First Book on Investing

Yale’s Chief Investment Officer, David Swensen introduces The Elements of Investing with a troubling reality:

Having already written two of the finest books on financial markets, Ellis’s Winning the Loser’s Game and Malkiel’s A Random Walk Down Wall Street, why should the authors revisit the subject of their already classic volumes? The sad fact is that in the cacophony of advice for individual investors, few sane voices are raised.

Savings, fees and passive strategies are the focus of this book, and for most individuals otherwise occupied by a career in an unrelated industry, it is spectacular advice:

  1. Without savings, there is no potential for investment.
  2. Fees lead to perverse incentives, and encourage investment professionals to create complicated solutions where simple strategies will outperform. Fees also make yield more difficult to achieve.
  3. Finally, most investors should seek a low-fee passive strategy that they contribute to regularly, and avoid attempting to time the market.

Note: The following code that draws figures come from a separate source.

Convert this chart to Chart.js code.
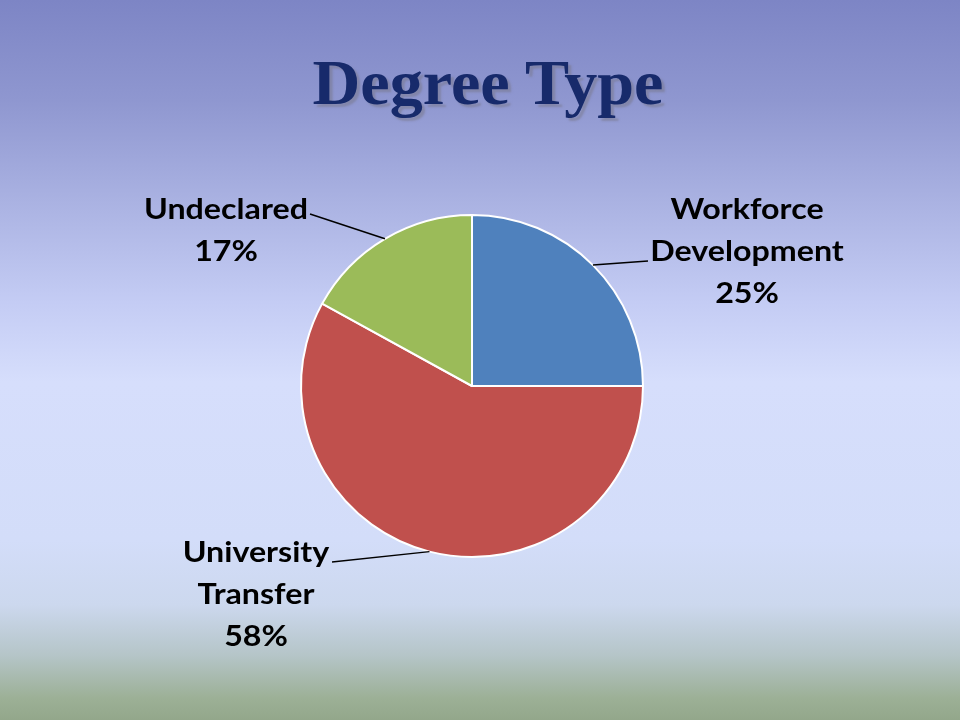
<!DOCTYPE html>
<html>
<head>
<meta charset="utf-8">
<script src="https://cdn.jsdelivr.net/npm/chart.js@4"></script>
<style>
  html, body { margin: 0; padding: 0; }
  body {
    width: 960px; height: 720px; position: relative; overflow: hidden;
    background: linear-gradient(to bottom, #7d85c5 0%, #8f97d0 14%, #aab2e2 28%, #c4ccf4 42%, #d6defc 53%, #d3ddf9 75%, #ccd8ee 84%, #b5c5c8 91%, #9cb096 97%, #93a78b 100%);
  }
  h1 {
    position: absolute; left: 8px; top: 47px; width: 960px; margin: 0;
    text-align: center; font-family: "Liberation Serif", serif; font-weight: bold;
    font-size: 63px; color: #172a6b; text-shadow: 3px 3px 2px rgba(120,120,140,0.55);
    transform: scaleX(1.05); transform-origin: 480px 0;
  }
  #wrap { position: absolute; left: 0; top: 0; width: 960px; height: 720px; }
</style>
</head>
<body>
<h1>Degree Type</h1>
<div id="wrap"><canvas id="myChart"></canvas></div>
<script>
const categories = [['Workforce', 'Development'], ['University', 'Transfer'], ['Undeclared']];
const shares = [25, 58, 17];
const sliceColors = ['#4f81bd', '#c0504d', '#9bbb59'];

// label text centre and leader-line end, one entry per slice
const labelSpots = [
    { x: 747, y: 210, endX: 648, endY: 261 },
    { x: 256, y: 553, endX: 332, endY: 562 },
    { x: 226, y: 210, endX: 310, endY: 214 }
];

const calloutLabels = {
    id: 'calloutLabels',
    afterDraw(chart) {
        const ctx = chart.ctx;
        const meta = chart.getDatasetMeta(0);
        const lineGap = 42;
        const stretch = 1.15; // text in the slide is a bit wider than Lato
        ctx.save();
        meta.data.forEach((arc, i) => {
            const p = arc.getProps(['x', 'y', 'startAngle', 'endAngle', 'outerRadius'], true);
            const mid = (p.startAngle + p.endAngle) / 2;
            const sx = p.x + Math.cos(mid) * p.outerRadius;
            const sy = p.y + Math.sin(mid) * p.outerRadius;
            const spot = labelSpots[i];
            ctx.strokeStyle = '#000';
            ctx.lineWidth = 1.5;
            ctx.beginPath();
            ctx.moveTo(sx, sy);
            ctx.lineTo(spot.endX, spot.endY);
            ctx.stroke();

            const lines = [].concat(chart.data.labels[i], shares[i] + '%');
            ctx.fillStyle = '#000';
            ctx.font = 'bold 28px Lato, "Open Sans", sans-serif';
            ctx.textAlign = 'center';
            ctx.textBaseline = 'middle';
            lines.forEach((t, k) => {
                ctx.save();
                ctx.translate(spot.x, spot.y + k * lineGap);
                ctx.scale(stretch, 1);
                ctx.fillText(t, 0, 0);
                ctx.restore();
            });
        });
        ctx.restore();
    }
};

new Chart(document.getElementById('myChart'), {
    type: 'pie',
    data: {
        labels: categories,
        datasets: [{
            data: shares,
            backgroundColor: sliceColors,
            borderColor: '#ffffff',
            borderWidth: 2,
            hoverOffset: 0
        }]
    },
    options: {
        responsive: true,
        maintainAspectRatio: false,
        animation: false,
        layout: { padding: { left: 300, right: 316, top: 214, bottom: 162 } },
        plugins: {
            legend: { display: false },
            tooltip: { enabled: false },
            title: { display: false }
        }
    },
    plugins: [calloutLabels]
});
</script>
</body>
</html>
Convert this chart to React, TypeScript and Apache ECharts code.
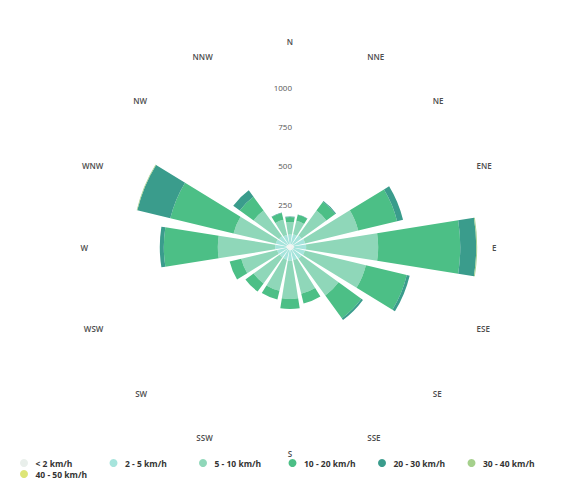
import React, { useEffect, useRef } from 'react';
import * as echarts from 'echarts';

const directions = ['N', 'NNE', 'NE', 'ENE', 'E', 'ESE', 'SE', 'SSE', 'S', 'SSW', 'SW', 'WSW', 'W', 'WNW', 'NW', 'NNW'];
const speedBands = ['< 2 km/h', '2 - 5 km/h', '5 - 10 km/h', '10 - 20 km/h', '20 - 30 km/h', '30 - 40 km/h', '40 - 50 km/h'];
const bandColors = ['#e9efeb', '#a6e4dc', '#8fd7b9', '#4cbf86', '#3a9c8c', '#a5d08c', '#dde576'];

const below2 = [18, 20, 22, 25, 26, 24, 22, 20, 21, 20, 19, 20, 24, 23, 20, 18];
const from2to5 = [62, 65, 70, 75, 78, 74, 70, 66, 68, 64, 63, 65, 72, 70, 66, 62];
const from5to10 = [81, 89, 198, 352, 464, 405, 295, 224, 246, 206, 208, 238, 369, 281, 204, 101];
const from10to20 = [32, 39, 71, 258, 529, 271, 181, 65, 65, 58, 65, 77, 348, 419, 110, 45];
const from20to30 = [4, 3, 6, 39, 103, 19, 13, 0, 0, 0, 0, 0, 26, 219, 52, 3];
const from30to40 = [0, 0, 0, 0, 6, 0, 0, 0, 0, 0, 0, 0, 0, 4, 0, 0];
const from40to50 = [0, 0, 0, 0, 0, 0, 0, 0, 0, 0, 0, 0, 0, 0, 0, 0];

const radiusTickLabels = [250, 500, 750, 1000];
const radiusMax = 1250;
const radiusStep = 250;

const bandData = [below2, from2to5, from5to10, from10to20, from20to30, from30to40, from40to50];

export default function App() {
  const ref = useRef<HTMLDivElement>(null);

  useEffect(() => {
    if (!ref.current) return;
    const chart = echarts.init(ref.current, undefined, { renderer: 'svg' });
    const font = '"Open Sans", "DejaVu Sans", sans-serif';
    const legendBase = {
      icon: 'circle',
      left: 20,
      width: 560,
      padding: 0,
      itemGap: 0,
      itemWidth: 13,
      itemHeight: 8,
      textStyle: {
        width: 74,
        fontSize: 8.5,
        lineHeight: 10,
        fontWeight: 'bold',
        color: '#333',
        fontFamily: font,
      },
    };
    chart.setOption({
      animation: false,
      backgroundColor: '#ffffff',
      polar: { center: [290, 247], radius: 194 },
      angleAxis: {
        type: 'category',
        data: directions,
        startAngle: 90,
        clockwise: true,
        boundaryGap: false,
        axisLine: { show: false },
        axisTick: { show: false },
        splitLine: { show: false },
        axisLabel: {
          margin: 8,
          fontSize: 8,
          fontWeight: 600,
          color: '#4d4d4d',
          fontFamily: font,
        },
      },
      radiusAxis: {
        type: 'value',
        min: 0,
        max: radiusMax,
        interval: radiusStep,
        axisLine: { show: false },
        axisTick: { show: false },
        splitLine: { show: false },
        z: 10,
        axisLabel: {
          margin: -2,
          fontSize: 8,
          color: '#555',
          fontFamily: font,
          verticalAlign: 'bottom',
          formatter: (v: number) => (radiusTickLabels.indexOf(v) >= 0 ? String(v) : ''),
        },
      },
      legend: [
        { ...legendBase, top: 458, data: speedBands.slice(0, 6) },
        { ...legendBase, top: 469, data: speedBands.slice(6) },
      ],
      series: speedBands.map((name, i) => ({
        name,
        type: 'bar',
        coordinateSystem: 'polar',
        stack: 'wind',
        barCategoryGap: '20%',
        itemStyle: { color: bandColors[i] },
        data: bandData[i],
      })),
    });
    return () => chart.dispose();
  }, []);

  return (
    <div
      ref={ref}
      style={{ position: 'absolute', left: 0, top: 0, width: 561, height: 481 }}
    />
  );
}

The authors wrote this book “to provide individual investors … the basic principles for a lifetime of financial success in savings and investing, all in 208 pages of straight talk that can be read in just two hours.” It does an incredible job of introducing all of the necessary elements without any unnecessary vocabulary. It is simple, unsexy, and incredibly relevant.

(Note: Perhaps the only quibble I have with the book is that I don’t believe home ownership is always a brilliant idea. My thoughts on this topic: What are the most common mistakes that home buyers make?)

I genuinely believe that unless you want to commit yourself daily to the practice of investing, this is the best strategy. Should you require further proof, Warren Buffett provides similar advice in Berkshire Hathaway’s 2013 investor letter:

My money, I should add, is where my mouth is: What I advise here is essentially identical to certain instructions I’ve laid out in my will. One bequest provides that cash will be delivered to a trustee for my wife’s benefit. (I have to use cash for individual bequests, because all of my Berkshire shares will be fully distributed to certain philanthropic organizations over the ten years following the closing of my estate.) My advice to the trustee could not be more simple: Put 10% of the cash in short-term government bonds and 90% in a very low-cost S&P 500 index fund. (I suggest Vanguard’s.) I believe the trust’s long-term results from this policy will be superior to those attained by most investors – whether pension funds, institutions or individuals – who employ high-fee managers. [1]

But as famed professor Bruce Greenwald points out in a recent Barron’s interview, while that may be Buffett’s advice for others, it is not what he practices himself:

Buffett isn’t telling you the full story, because he doesn’t want to create competition for himself. He is saying yes, by all means do passive investing, but [he isn’t saying that] to people who understand and apply these principles in a disciplined way. Is he going to do passive investing himself? Of course not. [2]

If this peaks your curiosity, I would suggest pursuing the investment strategy described above, but continuing to educate yourself should you later decide to explore a more active form of investing later in your career.

My next suggestion would be Joel Greenblatt’s book The Little Book That Still Beats the Market – this book introduces Greenblatt’s “magic formula” for investing. Whether you want to take this approach or not, the book does an excellent job explaining what he believes are the most important metrics: earnings yield and return on capital. This is described in an incredibly simple and insightful way. (For a more detailed review of this book: How do hedge funds find trading patterns?)

(Note: Greenblatt is an extraordinarily successful investor. He managed an annualized return of 50% over the course of a decade at Gotham Capital.)

I cannot emphasize enough that most investors are better off pursuing a passive strategy, and continuing to educate themselves. The latter is critical, because eventually something will go wrong – even with a passive strategy – and doubt will lend an ear to bad advice and greater fees.

As for the decision to participate as an active or passive investor, if you don’t intend to spend a substantial amount of time studying investment opportunities, you will likely underperform the market as an active investor. I would further add that if you do not educate yourself, you will fail to identify active managers that make the fees worthwhile. The reality is that there are exceptions, and frankly I believe I have been lucky enough to work at one such firm (I joined in 2009, but from 1989 to 2016 the firm achieved an annualized rate of return of 27% net of fees), but they will be impossible to identify if you do not know which questions to ask.